At the age of twenty-six, Henry James Jr. (as he was then
known) had already begun a literary career by writing short fiction and noticing current books for periodicals such as the North American Review, The Atlantic, and The Nation. At this point, he made his first solo trip abroad, deliberately choosing to follow an itinerary of his own making. His parents and older brother, William, had wanted him to absorb the rigors of German philosophy (and the tortuosities of the German language), but instead, after spending several months in England, France, and Switzerland, young Henry James crossed the Alps on foot and descended into Italy—a country and a culture still foreign to him, as his parents had never ventured there on any of the family’s previous European forays. Voluminous letters back to Cambridge chart the progress of his travels—as well as his burgeoning enthusiasm. Upon reaching the Eternal City, he gushed, “At last—for the first time—I live! It beats everything: it leaves the Rome of your fancy—your education—nowhere.
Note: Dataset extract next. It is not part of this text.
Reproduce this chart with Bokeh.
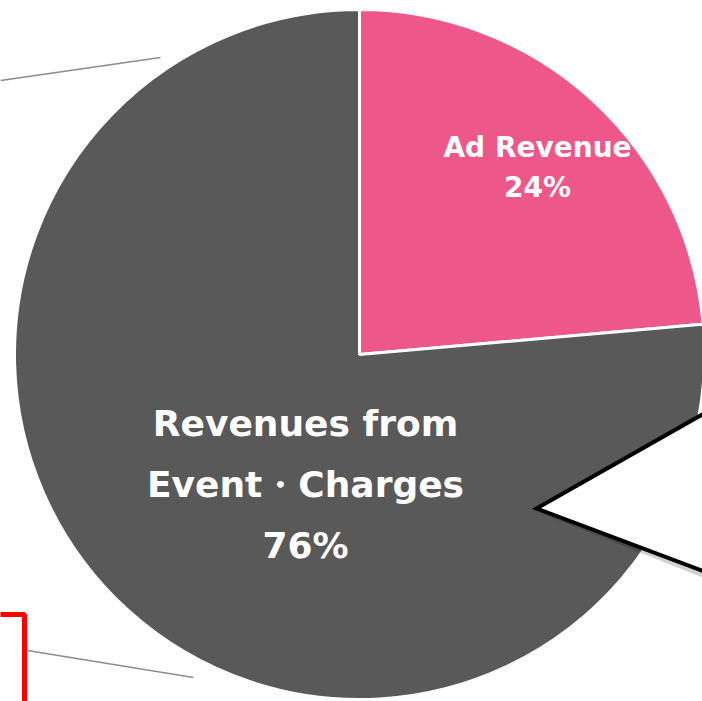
import math
from bokeh.plotting import figure
from bokeh.models import Range1d, ColumnDataSource
from bokeh.core.properties import value
from bokeh.embed import file_html
from bokeh.resources import INLINE

# ---- data ----
categories = ["Ad Revenue", "Revenues from\nEvent・Charges"]
shares = [23.6, 76.4]
colors = ["#EE5789", "#595959"]

# ---- canvas (data units = screen pixels, y pointing up as -screen_y) ----
W, H = 702, 701
p = figure(width=W, height=H, output_backend="svg", toolbar_location=None,
           x_range=Range1d(0, W), y_range=Range1d(-H, 0),
           min_border=0, outline_line_color=None, background_fill_color="white")
p.axis.visible = False
p.grid.visible = False

cx, cy, r = 359, -354, 345

# pie wedges, clockwise from 12 o'clock
total = sum(shares)
starts, ends = [], []
acc = 0.0
for v in shares:
    a0 = math.pi / 2 - 2 * math.pi * acc / total
    acc += v
    a1 = math.pi / 2 - 2 * math.pi * acc / total
    starts.append(a0)
    ends.append(a1)

src = ColumnDataSource(dict(cat=categories, share=shares, color=colors,
                            start=starts, end=ends))
p.wedge(x=cx, y=cy, radius=r, start_angle="start", end_angle="end",
        direction="clock", fill_color="color", line_color="white",
        line_width=3, source=src)

# decorative leader lines
p.line([0, 160], [-80, -57], line_color="#8C8C8C", line_width=1.5)
p.line([27, 193], [-650, -677], line_color="#8C8C8C", line_width=1.5)
# red frame fragment
p.line([-5, 24, 24], [-614, -614, -710], line_color="#FF0000", line_width=5)

# callout triangle with soft shadow
p.patch([539, 760, 760], [-512, -384, -600], fill_color="black", fill_alpha=0.18,
        line_color=None)
p.patch([536, 760, 760], [-508, -381, -592], fill_color="white",
        line_color="black", line_width=4, line_join="miter")

# labels
labels = [f"{c}\n{round(v)}%" for c, v in zip(categories, shares)]
p.text(x=[537], y=[-167], text=[labels[0]], text_align="center",
       text_baseline="middle", text_color="white",
       text_font=value("DejaVu Sans"), text_font_style="bold",
       text_font_size="28px", text_line_height=1.24)
p.text(x=[305], y=[-484], text=[labels[1]], text_align="center",
       text_baseline="middle", text_color="white",
       text_font=value("DejaVu Sans"), text_font_style="bold",
       text_font_size="36px", text_line_height=1.48)

open("out.html", "w").write(file_html(p, INLINE))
It makes Venice—Florence—Oxford—London—seem like little cities of pasteboard. I went reeling and moaning thro’ the streets, in a fever of enjoyment.”e With time, those other places easily regained their luster in the young writer’s estimation, and the consecrated experience of them reaffirmed what would become the touchstones of travel for James: close observation, judicious measure, and comparison.
In 1872, James again had occasion to travel abroad, this time as a male guide and chaperone for his younger sister Alice (1848–1892) and their maternal “Aunt Kate” (Catharine Walsh, 1812–1889). After accompanying the women that summer to what was by then an almost familiar series of destinations in England, France, Switzerland, and Italy, James followed them to Liverpool in October to get them aboard a steamer heading back to America. But now he was determined to stay on and prove to himself (and his overstretched parents!) that he could support himself by his pen and not rely on banker’s drafts from Cambridge to pay for his sojourn. Most of the pieces reprinted in this volume provide fruitful testimony to that ambition as well as confirmation that he could. A quick census of his serial publications from 1872 through 1874 yields a fulsome tally: in those three years he published no fewer than eight short stories, seven notices of art installations or gallery exhibitions, twenty-eight book or theater reviews, and thirty travel sketches. Hardly an idle traveler, Henry James worked at his desk almost everywhere he went.